В идейных столкновениях персонажей носителем правды или более других приближающимся к ней всегда является не тот, чья логика строже и идея обоснована убедительней, а тот, чьи чисто человеческие качества вызывают большую симпатию автора. Программа Лиды из «Дома с мезонином», что нужно делать «малые дела» («На прошлой неделе умерла от родов Анна, а если бы поблизости был медицинский пункт, то она осталась бы жива»), гораздо разумнее, чем фантасти­ческие идеи художника, убежденного, что истина была бы найдена очень скоро, если бы «все мы, городские и деревенские жители, все без исключения, согласились поделить между собою труд, который затрачивается вообще человечеством на удовлетворение физических потребностей, то на каждого из нас, быть может, при­шлось бы не более двух-трех часов в день». Но автор­ское сочувствие безусловно на стороне художника, а не Лиды, — и эти симпатии вызваны свойствами его лич­ности.

Мисаил Полознев в «Моей жизни» прав не в своих идеях опрощения (конечного решения по этому вопросу Чехов не дает), а в том, что в конкретных жизненных ситуациях поступает более нравственно, чем его оппонен­ты (отец, тесть — инженер Должиков) или его бывшие друзья.

Прозрение героя «Жены» началось тогда, когда он понял, что дело не в таком или ином осуществлении идеи, вокруг которой идет борьба между ним и женой, — «весь секрет не в голодающих, а в том, что я не такой человек, как нужно».

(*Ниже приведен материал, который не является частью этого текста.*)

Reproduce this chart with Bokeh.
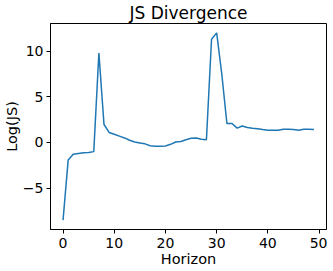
from bokeh.plotting import figure
from bokeh.models import FixedTicker, Range1d
from bokeh.embed import file_html
from bokeh.resources import INLINE

horizon = list(range(50))
log_js = [-8.5, -1.93, -1.3, -1.2, -1.13, -1.1, -1.0, 9.8, 1.97, 1.1,
          0.9, 0.7, 0.5, 0.25, 0.05, -0.05, -0.15, -0.35, -0.4, -0.4,
          -0.38, -0.2, 0.05, 0.1, 0.3, 0.47, 0.5, 0.35, 0.3, 11.3,
          12.0, 7.5, 2.08, 2.08, 1.57, 1.8, 1.65, 1.57, 1.5, 1.42,
          1.35, 1.35, 1.35, 1.45, 1.45, 1.42, 1.35, 1.45, 1.45, 1.42]
x_ticks = [0, 10, 20, 30, 40, 50]
y_ticks = [-5, 0, 5, 10]
y_labels = {-5: "\u22125", 0: "0", 5: "5", 10: "10"}

FONT = "DejaVu Sans"

p = figure(frame_width=276, frame_height=206, output_backend="svg",
           toolbar_location=None, title="JS Divergence",
           x_range=Range1d(-2.45, 51.45), y_range=Range1d(-9.525, 13.025),
           min_border_left=41, min_border_right=1, min_border_top=15,
           min_border_bottom=34)

p.line(horizon, log_js, line_color="#1f77b4", line_width=1.5)

p.title.align = "center"
p.title.text_font = FONT
p.title.text_font_size = "17px"
p.title.text_font_style = "normal"
p.title.text_color = "black"
p.title.standoff = 1
p.title.offset = 0

p.xgrid.visible = False
p.ygrid.visible = False
p.outline_line_color = "black"
p.outline_line_width = 1
p.outline_line_alpha = 1

for ax in (p.xaxis[0], p.yaxis[0]):
    ax.axis_line_color = "black"
    ax.major_tick_line_color = "black"
    ax.major_tick_in = 0
    ax.major_tick_out = 4
    ax.minor_tick_line_color = None
    ax.major_label_text_font = FONT
    ax.major_label_text_font_size = "14px"
    ax.major_label_text_color = "black"
    ax.axis_label_text_font = FONT
    ax.axis_label_text_font_size = "14.5px"
    ax.axis_label_text_font_style = "normal"
    ax.axis_label_text_color = "black"

p.xaxis[0].ticker = FixedTicker(ticks=x_ticks)
p.yaxis[0].ticker = FixedTicker(ticks=y_ticks)
p.yaxis[0].major_label_overrides = y_labels
p.xaxis[0].axis_label = "Horizon"
p.yaxis[0].axis_label = "Log(JS)"
p.xaxis[0].axis_label_standoff = 0
p.yaxis[0].axis_label_standoff = 0
p.xaxis[0].major_label_standoff = 4
p.yaxis[0].major_label_standoff = 3

open("out.html", "w").write(file_html(p, INLINE))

Вопреки обыкновению своих литераторов-современни­ков Чехов на Восток ездил прежде, чем на Запад. Но в марте 1891 года он вместе с Сувориным поехал за гра­ницу: был в Вене, Венеции. Лето провел — как всегда, с семьей — на этот раз в имении Богимово, в 12 верстах от Алексина. Шла работа над повестью «Дуэль» и книгой «Остров Сахалин». Был написан рассказ «Бабы». Сибир­ское путешествие и картины «каторжного острова» не уходят из творческого сознания Чехова.